毎日新聞のWEBサイトに、「軽度向け事業所半減」というタイトルの記事が掲載されていた。
「軽度向け事業所」というのは、介護施設の中でも「要支援1,2」の人を対象とした訪問介護施設やデイサービスのことだ。
このような事業所に対して支払われる介護報酬が減額されることになったのだ。
毎日新聞:新介護軽度向け事業所半減 報酬減で採算懸念
おそらく「要支援1,2」と認定されている要介護者の人数は、中度~重度の要介護者に比べ、多いはずだ。
そのため、利用者側も「お手伝いさん」感覚の利用が、多かったのでは?という、気がしている。
むしろ、「その線引きが難しい」という、部分もあったのではないか。
報酬額が増え、このままでは「介護保険」の破たんを懸念した結果、報酬額を減らすということになったのでは?
それだけではなく、「2025年問題」を見据え、毎年のように介護報酬の改定が行われるのではないか?と、感じている。
「2025年問題」というのは、いわゆる「団塊の世代」と呼ばれる人たちの多くが後期高齢者になり、介護保険の利用者が急増すると懸念されている問題だ。
後期高齢者=75歳と言っても、元気に自立した生活を毎日送っている方も多くいる。
その一方で、「健康寿命」と「平均寿命」の年齢差が広がりつつある、という指摘もある。

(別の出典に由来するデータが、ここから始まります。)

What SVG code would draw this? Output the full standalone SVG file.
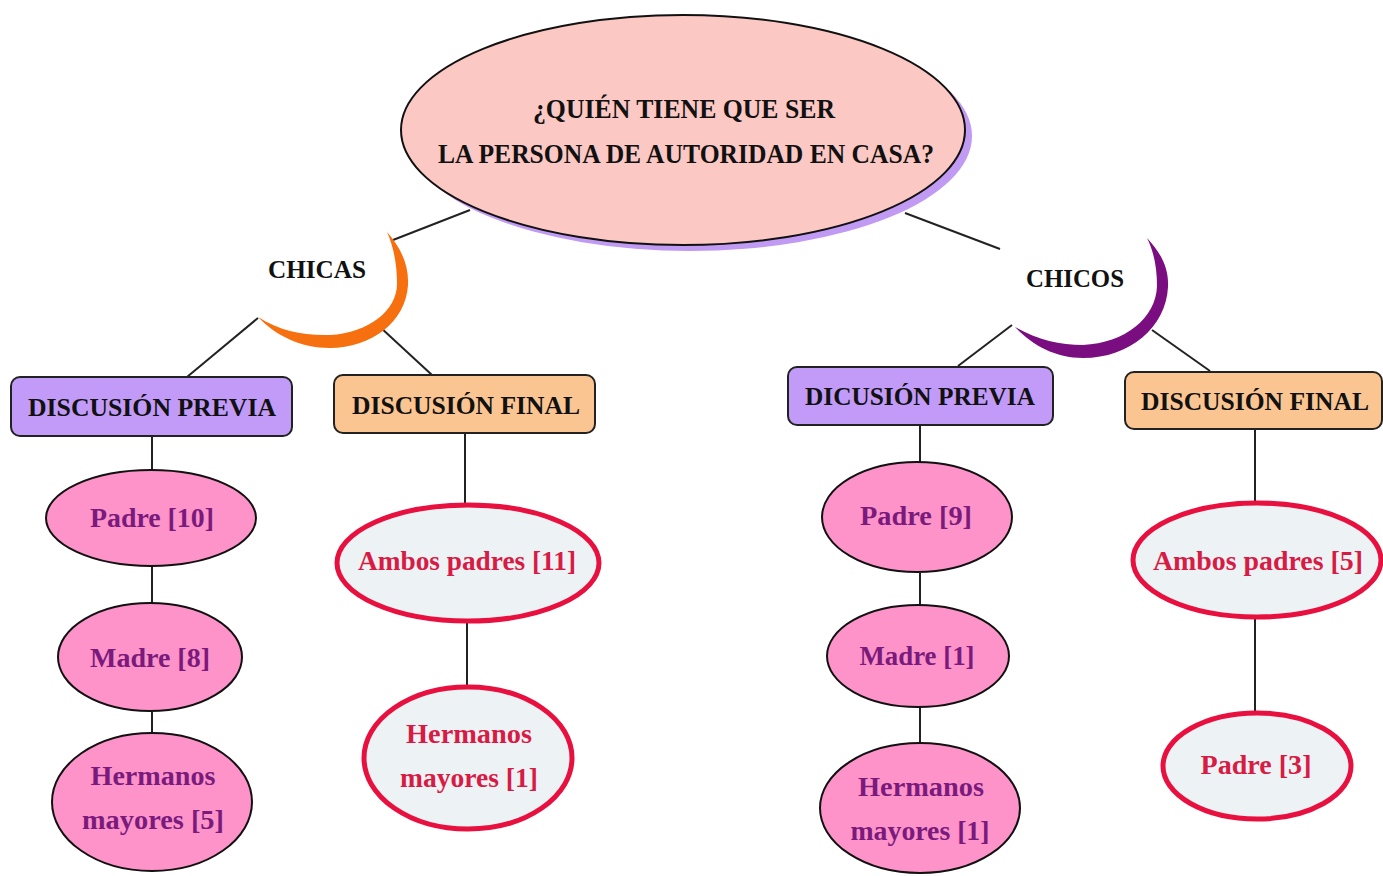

厚労省データ:「健康寿命と平均寿命をみる」 (注意:PDFファイル)
データを見てみると男性で9年、女性で12年ほどの差がある。
この9~13年くらいの間多くの高齢者が、介護保険の利用者になると予測される。
上述した通り「団塊の世代」が、「健康寿命と平均寿命の差」となる年齢層になれば、介護保険を利用する人達が急増するということは、簡単に想像できる。
ただ、本当の問題はそこなのだろうか?という、気もするのだ。
例えば、「延命治療」は「自分であれば受けたくないが、家族の場合延命治療を受けさせる」という人は、案外多い。
「延命治療」と言えば、「命を伸ばす治療」のように思えるが、その実「長期延命医療処置」となっている場合のほうが多いのではないだろうか?
その治療(というか「医療処置」と言うべきかもしれない)にかかる公的な費用は、今回報酬額が減らされた施設などに支払われる額よりも、多いのではないだろうか?
日本の財政が厳しいことは十分理解している(つもり)だが、分かりやすい「コストカット」だけでは、困る人が増えるばかりのような気がする。